Mas nem todas as leis são totalmente compatíveis ou totalmente incompatíveis – é o caso da LSN.

“A lei é um resquício de um período autoritário e precisa passar por uma filtragem constitucional”, explica Corbo, o que pode acontecer através de um processo que questione a própria lei ou através de julgamentos em casos concretos.

O constitucionalista afirma que uma lei que trate da defesa do regime democrático é muito necessária e que os primeiros 12 artigos da lei — que criminalizam, por exemplo, ataques à instituições com uso de força paramilitar — podem ser úteis na defesa da democracia.

Grupo 300 do Brasil, liderado por Sara Winter, e investigado por atos antidemocráticos – Foto: Arquivo

“Todo regime democrático precisa ter instrumentos para se proteger de golpes, instrumentos para proteger esse sistema”, diz Corbo. “Nos anos antes do nazismo na Alemanha, o constitucionalista Karl Loewenstein dizia: ‘ ou a gente usa nossas leis de segurança para nos protegermos contra o nazismo, ou vamos ter problemas’.”No entanto, diz Corbo, os últimos artigos da LSN não servem a esse propósito e começam a entrar numa seara que gera um potencial problema – como quando trata como questão de segurança críticas feitas ao presidente da República.

“Isso viola totalmente o princípio de liberdade de expressão guardado pela Constituição. Democracia significa ter possibilidade fazer oposição”, diz Corbo.

Davi Tangerino diz que o exemplo do uso da lei contra a charge de um cartunista é uma forma de aplicá-la ferindo a Constituição, por se tratar de uma manifestação artística – ou seja, um mero desenho. Tal como Aroeira com sua charge anti-Bolsonaro, o deputado Daniel Silveira também foi enquadrado no mesmo artigo – usado antes pelo governo. O artigo 26 da lei estabelece como crime caluniar ou difamar o Presidente da República, o Senado, a Câmara dos Deputados, ou o STF.

“A arte e a crítica política não são calúnia nem difamação. E mesmo que fosse um desses crimes contra o presidente, não é uma questão de segurança nacional”, afirma Tangerino. Já no caso de Daniel Silveira, existiram elementos – como ofensas graves – no vídeo divulgado por ele.

No vídeo, Silveira afirma que os onze ministros do Supremo “não servem pra porra nenhuma pra esse país”, “não têm caráter, nem escrúpulo nem moral” e deveriam ser destituídos para a nomeação de “onze novos ministros”. A única exceção que é elogiada é o ministro Luiz Fux, a quem o deputado diz respeitar o conhecimento jurídico, mas mesmo o presidente da Corte é incluído nas críticas generalizadas aos integrantes do Tribunal, chamados de “ignóbeis”.

“Fachin, um conselho pra você.
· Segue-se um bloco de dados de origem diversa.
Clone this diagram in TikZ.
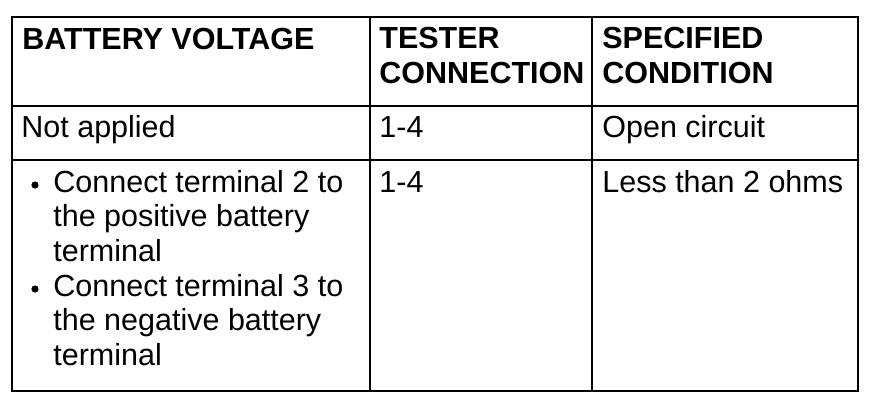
\documentclass[tikz,border=0pt]{standalone}
\usepackage{fontspec}
\setmainfont{Liberation Sans}

\begin{document}
\begin{tikzpicture}[x=0.5pt, y=-0.5pt,
    cell/.style={anchor=base west, inner sep=0pt, align=left,
      font=\fontsize{15.25}{17.35}\selectfont},
    head/.style={cell, font=\fontsize{15.25}{17.35}\selectfont\bfseries},
    dot/.style={circle, fill, inner sep=0pt, minimum size=3.6pt},
    frame/.style={line width=1pt},
    rule/.style={line width=0.65pt}]
  \useasboundingbox (0,0) rectangle (880,404);

  % corners and rules
  \coordinate (tl) at (12,17);
  \coordinate (br) at (858,391);
  \coordinate (c1t) at (370,17);
  \coordinate (c1b) at (370,391);
  \coordinate (c2t) at (592,17);
  \coordinate (c2b) at (592,391);
  \coordinate (r1l) at (12,106);
  \coordinate (r1r) at (858,106);
  \coordinate (r2l) at (12,160);
  \coordinate (r2r) at (858,160);

  % grid
  \draw[frame] (tl) rectangle (br);
  \draw[rule] (c1t) -- (c1b);
  \draw[rule] (c2t) -- (c2b);
  \draw[rule] (r1l) -- (r1r);
  \draw[rule] (r2l) -- (r2r);

  % header (base = last line)
  \node[head] (hvolt) at (22,49) {BATTERY VOLTAGE};
  \node[head] (htest) at (379,83) {TESTER\\CONNECTION};
  \node[head] (hcond) at (602,83) {SPECIFIED\\CONDITION};

  % first row
  \node[cell] (volt1) at (21,137) {Not applied};
  \node[cell] (test1) at (379,137) {1-4};
  \node[cell] (cond1) at (602,137) {Open circuit};

  % second row
  \node[dot] (bul1) at (35,185) {};
  \node[cell] (volt2a) at (53,261.4) {Connect terminal 2 to\\the positive battery\\terminal};
  \node[dot] (bul2) at (35,289) {};
  \node[cell] (volt2b) at (53,365.5) {Connect terminal 3 to\\the negative battery\\terminal};
  \node[cell] (test2) at (379,192) {1-4};
  \node[cell] (cond2) at (602,192) {Less than 2 ohms};
\end{tikzpicture}
\end{document}
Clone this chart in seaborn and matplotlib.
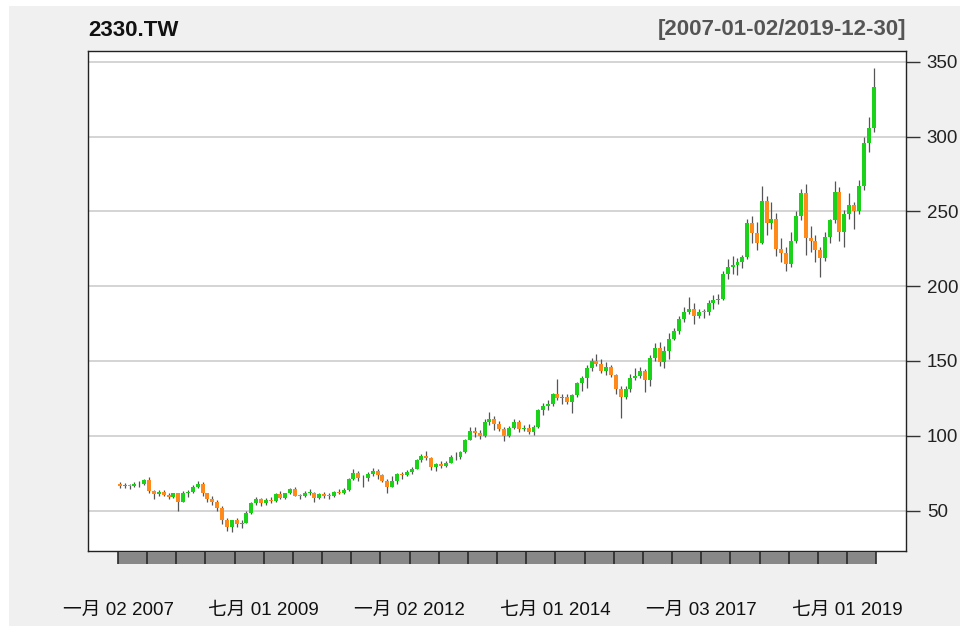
import numpy as np
import pandas as pd
import matplotlib
matplotlib.use("Agg")
import matplotlib.pyplot as plt
import matplotlib.dates as mdates
from matplotlib.patches import Rectangle
import seaborn as sns

# ---------------- data (monthly OHLC) ----------------
ticker = "2330.TW"
period_text = "[2007-01-02/2019-12-30]"
first_day = "2007-01-02"
last_day = "2019-12-30"

opens = [
    67.5, 66.5, 67, 66.5, 68, 67.5, 70.5, 63, 61, 62.5, 60.5, 59,
    61.5, 56, 62, 62.5, 66, 68, 61.5, 58, 55.5, 52, 44, 39,
    43.5, 41, 42, 48.5, 55, 57.5, 55, 57, 56.5, 61, 58.5, 61.5,
    64.5, 60, 59.5, 62, 62, 58.5, 61, 60, 59.5, 62.5, 61.5, 63.5,
    71, 75, 72, 71.5, 74.5, 76.5, 73.5, 70, 66, 70, 74.5, 74,
    75.5, 78, 83.5, 86.5, 85, 79, 81, 80, 82, 86, 85.5, 89,
    97.5, 103.5, 102, 100, 109, 111.5, 108, 104.5, 100, 105, 109, 104.5,
    105.5, 102.5, 106, 117, 120, 121.5, 128, 125, 126, 122.5, 127, 135,
    138.5, 145, 150, 148, 143.5, 146, 140.5, 131, 126, 131, 138.5, 140,
    143, 137, 152, 159, 149, 157, 165, 170, 178, 183, 185, 180,
    183, 182.5, 188.5, 190.5, 191.5, 208, 213, 214, 216, 219.5, 242, 235.5,
    229, 257, 242.5, 245, 225, 222, 215, 230, 247, 262, 232, 230,
    224, 219, 233, 244, 263, 236, 248, 254, 250, 267, 296, 306,
]
highs = [
    69, 68.5, 68, 69, 69.5, 71, 72.5, 64, 63.5, 64, 62, 62,
    62, 63, 64, 67, 69.5, 69, 62, 60, 57, 53, 45, 44,
    45, 44, 50, 56, 59, 58.5, 58.5, 59, 62, 63, 62, 65,
    66, 61, 63, 64.5, 62.5, 62, 62.5, 62, 63, 64.5, 65, 71.5,
    78, 76.5, 73.5, 76, 78.5, 77.5, 74.5, 71, 73, 75, 76, 77,
    79, 84.5, 88, 90, 86, 82, 83, 83, 87, 89, 90, 98,
    106, 106, 104, 111, 116, 113, 110, 106, 106.5, 111, 110.5, 107,
    108, 107, 118, 122, 124, 128.5, 138, 128, 128, 128, 136, 140,
    147, 152, 155, 151, 149, 147, 141, 133, 133, 141, 145, 146,
    144.5, 154, 162, 163, 160, 169, 172, 180, 186, 193, 189, 185,
    185, 191, 194, 195, 210, 218, 220, 219, 221, 245, 247, 243,
    267, 260, 256, 249, 232, 226, 236, 250, 265, 268, 240, 234,
    226, 236, 245, 270, 266, 251, 262, 256, 271, 300, 313, 346,
]
lows = [
    65, 65, 64.5, 65.5, 66, 67, 62, 58, 60, 59.5, 58, 58.5,
    50, 55.5, 59, 61.5, 65, 60, 56, 54, 50, 41, 36.5, 35.5,
    39, 38.5, 41.5, 48, 53.5, 53, 53.5, 55, 56, 57.5, 58, 61,
    59.5, 57.5, 59, 60.5, 56, 57.5, 58.5, 58, 59, 61, 61, 63,
    70.5, 69.5, 66, 70, 73, 71, 69, 62, 65.5, 68, 71, 73,
    74.5, 77.5, 82.5, 84, 77, 76.5, 78.5, 79, 81.5, 84, 84.5, 88.5,
    97, 99.5, 98, 99.5, 107, 104, 103, 96.5, 99, 104.5, 102.5, 103,
    101, 100.5, 105.5, 114, 117, 120, 124, 121, 121.5, 115.5, 126, 130,
    132, 143, 146.5, 142, 140.5, 139, 128, 112, 124.5, 129, 137, 138.5,
    129.5, 133, 150, 146.5, 145.5, 151, 164, 168, 176, 181.5, 175, 178.5,
    178.5, 181, 185, 188, 190.5, 205, 208, 207.5, 212, 218.5, 229, 224,
    228, 234, 238, 220, 216.5, 210, 213, 229, 244, 221, 223, 216,
    206, 217, 229, 242, 230, 226, 245, 238, 248, 264, 290, 303,
]
closes = [
    66.5, 67, 66.5, 68, 67.5, 70.5, 63, 61, 62.5, 60.5, 59, 61.5,
    56, 62, 62.5, 66, 68, 61.5, 58, 55.5, 52, 44, 39, 43.5,
    41, 42, 48.5, 55, 57.5, 55, 57, 56.5, 61, 58.5, 61.5, 64.5,
    60, 59.5, 62, 62, 58.5, 61, 60, 59.5, 62.5, 61.5, 63.5, 71,
    75, 72, 71.5, 74.5, 76.5, 73.5, 70, 66, 70, 74.5, 74, 75.5,
    78, 83.5, 86.5, 85, 79, 81, 80, 82, 86, 85.5, 89, 97.5,
    103.5, 102, 100, 109, 111.5, 108, 104.5, 100, 105, 109, 104.5, 105.5,
    102.5, 106, 117, 120, 121.5, 128, 125, 126, 122.5, 127, 135, 138.5,
    145, 150, 148, 143.5, 146, 140.5, 131, 126, 131, 138.5, 140, 143,
    137, 152, 159, 149, 157, 165, 170, 178, 183, 185, 180, 183,
    182.5, 188.5, 190.5, 191.5, 208, 213, 214, 216, 219.5, 242, 235.5, 229,
    257, 242.5, 245, 225, 222, 215, 230, 247, 262, 232, 230, 224,
    219, 233, 244, 263, 236, 248, 254, 250, 267, 296, 306, 333,
]
y_ticks = [50, 100, 150, 200, 250, 300, 350]
x_label_dates = ["2007-01-02", "2009-07-01", "2012-01-02",
                 "2014-07-01", "2017-01-03", "2019-07-01"]
x_labels = ["一月 02 2007", "七月 01 2009", "一月 02 2012",
            "七月 01 2014", "一月 03 2017", "七月 01 2019"]

# ---------------- style ----------------
sns.set_style("white")
plt.rcParams["font.family"] = ["Liberation Sans", "Noto Sans CJK SC", "DejaVu Sans"]

UP = "#19D219"
DOWN = "#FF8A1A"
WICK = "#555555"
BG = "#F0F0F0"

W, H = 960, 626
fig = plt.figure(figsize=(W / 100, H / 100), dpi=100, facecolor=BG)
# white margin at top / left of the screenshot
fig.patches.append(Rectangle((0, 1 - 6 / H), 1, 6 / H, transform=fig.transFigure,
                             facecolor="white", edgecolor="none", zorder=-1))
fig.patches.append(Rectangle((0, 0), 9 / W, 1, transform=fig.transFigure,
                             facecolor="white", edgecolor="none", zorder=-1))

L_px, R_px, T_px, B_px = 88, 906, 51, 551
ax = fig.add_axes([L_px / W, 1 - B_px / H, (R_px - L_px) / W, (B_px - T_px) / H])
ax.set_facecolor("white")

df = pd.DataFrame({
    "date": pd.date_range("2007-01-01", periods=len(closes), freq="MS") + pd.Timedelta(days=14),
    "open": opens, "high": highs, "low": lows, "close": closes,
})
x = mdates.date2num(df["date"])
up = df["close"] >= df["open"]
body_lo = np.minimum(df["open"], df["close"])
body_h = np.maximum(np.abs(df["close"] - df["open"]), 0.6)

ax.vlines(x, df["low"], df["high"], color=WICK, lw=0.9, zorder=2)
ax.bar(x, body_h, bottom=body_lo, width=25, color=np.where(up, UP, DOWN),
       linewidth=0, zorder=3)

# x range: first trading day at px 118, last at px 876
d0 = mdates.date2num(pd.Timestamp(first_day))
d1 = mdates.date2num(pd.Timestamp(last_day))
ppd = (876 - 118) / (d1 - d0)
ax.set_xlim(d0 - (118 - L_px) / ppd, d1 + (R_px - 876) / ppd)
ax.set_ylim(23.0, 357.2)

ax.yaxis.tick_right()
ax.set_yticks(y_ticks)
ax.set_yticklabels([str(v) for v in y_ticks])
ax.tick_params(axis="y", direction="out", length=10, width=1, color="#333333",
               labelsize=13.5, labelcolor="#222222", pad=5, right=True, left=False)
ax.set_xticks([])
ax.yaxis.grid(True, color="#D4D4D4", lw=1.4)
ax.set_axisbelow(True)
for s in ax.spines.values():
    s.set_color("#222222")
    s.set_linewidth(1.0)
    s.set_visible(True)

# gray date strip below the plot
sax = fig.add_axes([L_px / W, 1 - 563.5 / H, (R_px - L_px) / W, 11.5 / H])
sax.set_xlim(ax.get_xlim())
sax.set_ylim(0, 1)
sax.patch.set_alpha(0)
for s in sax.spines.values():
    s.set_visible(False)
sax.set_yticks([])
sax.axvspan(d0, d1, color="#888888", lw=0)
bounds = [d0] + [mdates.date2num(pd.Timestamp(f"{y}-{m:02d}-01"))
                 for y in range(2007, 2020) for m in (1, 7) if not (y == 2007 and m == 1)] + [d1]
sax.vlines(bounds, 0, 1, color="#2A2A2A", lw=1.2)
sax.set_xticks(mdates.date2num(pd.to_datetime(x_label_dates)))
sax.set_xticklabels(x_labels)
sax.tick_params(axis="x", length=0, pad=28, labelsize=13.5, labelcolor="#111111")

fig.text(L_px / W, 1 - 30 / H, ticker, ha="left", va="center",
         fontsize=16, fontweight="bold", color="#111111")
fig.text(R_px / W, 1 - 30 / H, period_text, ha="right", va="center",
         fontsize=16, fontweight="bold", color="#555555")

fig.savefig("out.png", dpi=100, facecolor=BG)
Vai lá e prende o Villas Bôas, rapidão, só pra gente ver um negocinho, se tu não tem coragem. Porque tu não tem culhão pra isso, principalmente o Barroso, que não tem mesmo. Na verdade ele gosta do culhão roxo”, continuou o deputado. “Gilmar Mendes… Barroso, o que é que ele gosta. Culhão roxo. Mas não tem culhão roxo. Fachin, covarde. Gilmar Mendes… (o deputado faz gesto simulando dinheiro) é isso que tu gosta né, Gilmarzão? A gente sabe.”

Silveira também afirma na gravação que já imaginou o ministro Fachin “levando uma surra”, assim como “todos os integrantes dessa Corte aí”.

“O que você vai falar? Que eu tô fomentando a violência? Não, só imaginei. Ainda que eu premeditasse, ainda assim não seria crime, você sabe que não seria crime. Qualquer cidadão que conjecturar uma surra bem dada nessa sua cara com um gato morto até ele miar, de preferência após a refeição, não é crime”, afirmou. “Na minha opinião, vocês já deveriam ter sido destituídos do posto de vocês e uma nova nomeação convocada e feita de onze novos ministros. Vocês nunca mereceram estar aí. E vários que já passaram também não mereceram. Vocês são intragáveis.”, concluiu o deputado.

Daniel Silveira sorri em viatura da PF após ser preso no RJ – Foto: Aline Massuca / Metrópoles

Embora todas as polêmicas da Lei de Segurança Nacional, existe um certo consenso jurídico nos últimos 15 ou mais anos, de que uma nova lei é necessária. Até onde a LSN pode ser interpretada como uma ameaça à democracia. Daniel Silveira foi apenas um deputado bobalhão, que para ganhar alguns likes falou besteira e acabou sofrendo as rédeas da lei.

Mas como há uma ampla interpretação dessa mesma legislação, a opinião se divide.

Badaró concorda. “Vejo com profundo pesar que vivamos uma situação em que se pense que o instrumento jurídico para resolver um problema seja essa lei que é resquício da ditadura. Se as instituições funcionassem dentro de uma normalidade democrática, isso sequer seria cogitado.”